-- Start DATASET EXCERPTS --
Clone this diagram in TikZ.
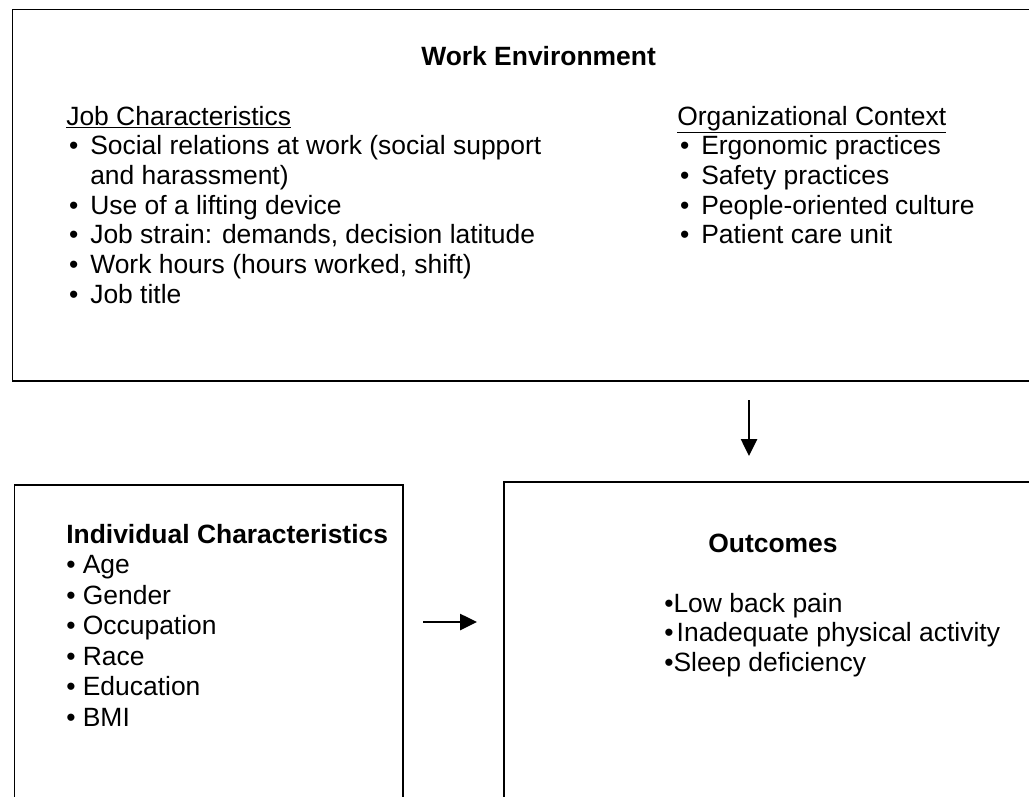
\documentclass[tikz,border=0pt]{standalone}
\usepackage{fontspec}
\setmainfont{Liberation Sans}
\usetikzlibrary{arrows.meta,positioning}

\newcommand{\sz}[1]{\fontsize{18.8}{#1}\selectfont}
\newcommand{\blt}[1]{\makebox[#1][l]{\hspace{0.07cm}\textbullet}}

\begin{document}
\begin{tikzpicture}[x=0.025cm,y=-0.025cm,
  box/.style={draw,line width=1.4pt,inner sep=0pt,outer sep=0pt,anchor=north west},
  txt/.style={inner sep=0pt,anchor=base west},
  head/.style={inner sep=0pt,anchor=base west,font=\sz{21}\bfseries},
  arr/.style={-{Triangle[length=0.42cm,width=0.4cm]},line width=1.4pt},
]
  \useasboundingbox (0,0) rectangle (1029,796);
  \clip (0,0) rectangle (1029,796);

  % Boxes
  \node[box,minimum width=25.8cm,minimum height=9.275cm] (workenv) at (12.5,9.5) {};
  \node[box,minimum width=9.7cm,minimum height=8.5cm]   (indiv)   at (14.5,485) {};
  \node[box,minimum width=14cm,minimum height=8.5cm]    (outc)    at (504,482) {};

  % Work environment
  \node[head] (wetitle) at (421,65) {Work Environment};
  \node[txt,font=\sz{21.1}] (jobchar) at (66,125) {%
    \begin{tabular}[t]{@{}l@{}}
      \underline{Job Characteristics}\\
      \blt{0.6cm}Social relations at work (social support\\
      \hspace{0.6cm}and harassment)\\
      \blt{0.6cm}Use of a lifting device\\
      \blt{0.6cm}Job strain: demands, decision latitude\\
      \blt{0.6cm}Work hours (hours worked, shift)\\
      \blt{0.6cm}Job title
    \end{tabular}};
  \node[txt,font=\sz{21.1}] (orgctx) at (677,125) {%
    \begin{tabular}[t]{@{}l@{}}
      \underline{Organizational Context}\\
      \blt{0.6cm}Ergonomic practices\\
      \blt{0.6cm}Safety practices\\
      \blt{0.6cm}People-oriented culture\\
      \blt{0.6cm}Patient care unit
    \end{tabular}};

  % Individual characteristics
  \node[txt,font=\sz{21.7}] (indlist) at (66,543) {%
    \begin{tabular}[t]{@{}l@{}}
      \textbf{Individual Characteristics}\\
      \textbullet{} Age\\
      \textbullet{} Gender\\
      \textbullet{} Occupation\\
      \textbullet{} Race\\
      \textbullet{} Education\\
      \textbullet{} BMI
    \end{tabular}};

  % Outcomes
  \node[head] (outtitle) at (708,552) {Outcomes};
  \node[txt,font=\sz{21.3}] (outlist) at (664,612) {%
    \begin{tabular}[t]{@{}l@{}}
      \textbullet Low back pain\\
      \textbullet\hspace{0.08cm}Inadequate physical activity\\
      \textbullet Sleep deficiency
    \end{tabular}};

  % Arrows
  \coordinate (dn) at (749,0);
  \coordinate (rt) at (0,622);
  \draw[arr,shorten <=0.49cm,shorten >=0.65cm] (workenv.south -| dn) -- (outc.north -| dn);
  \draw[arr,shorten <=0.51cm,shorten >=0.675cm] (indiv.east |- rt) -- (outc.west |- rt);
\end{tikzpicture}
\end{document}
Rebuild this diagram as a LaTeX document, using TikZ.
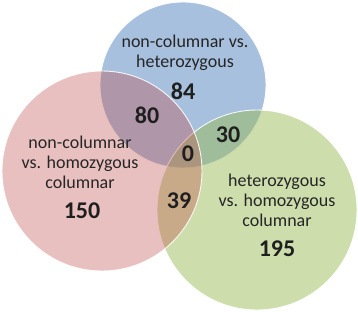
-- End DATASET EXCERPTS --
- [TASK OBJECTIVE] How many lines of these entries contain the string "this"? Reply with the number alone.

- [RESULT BELOW] 2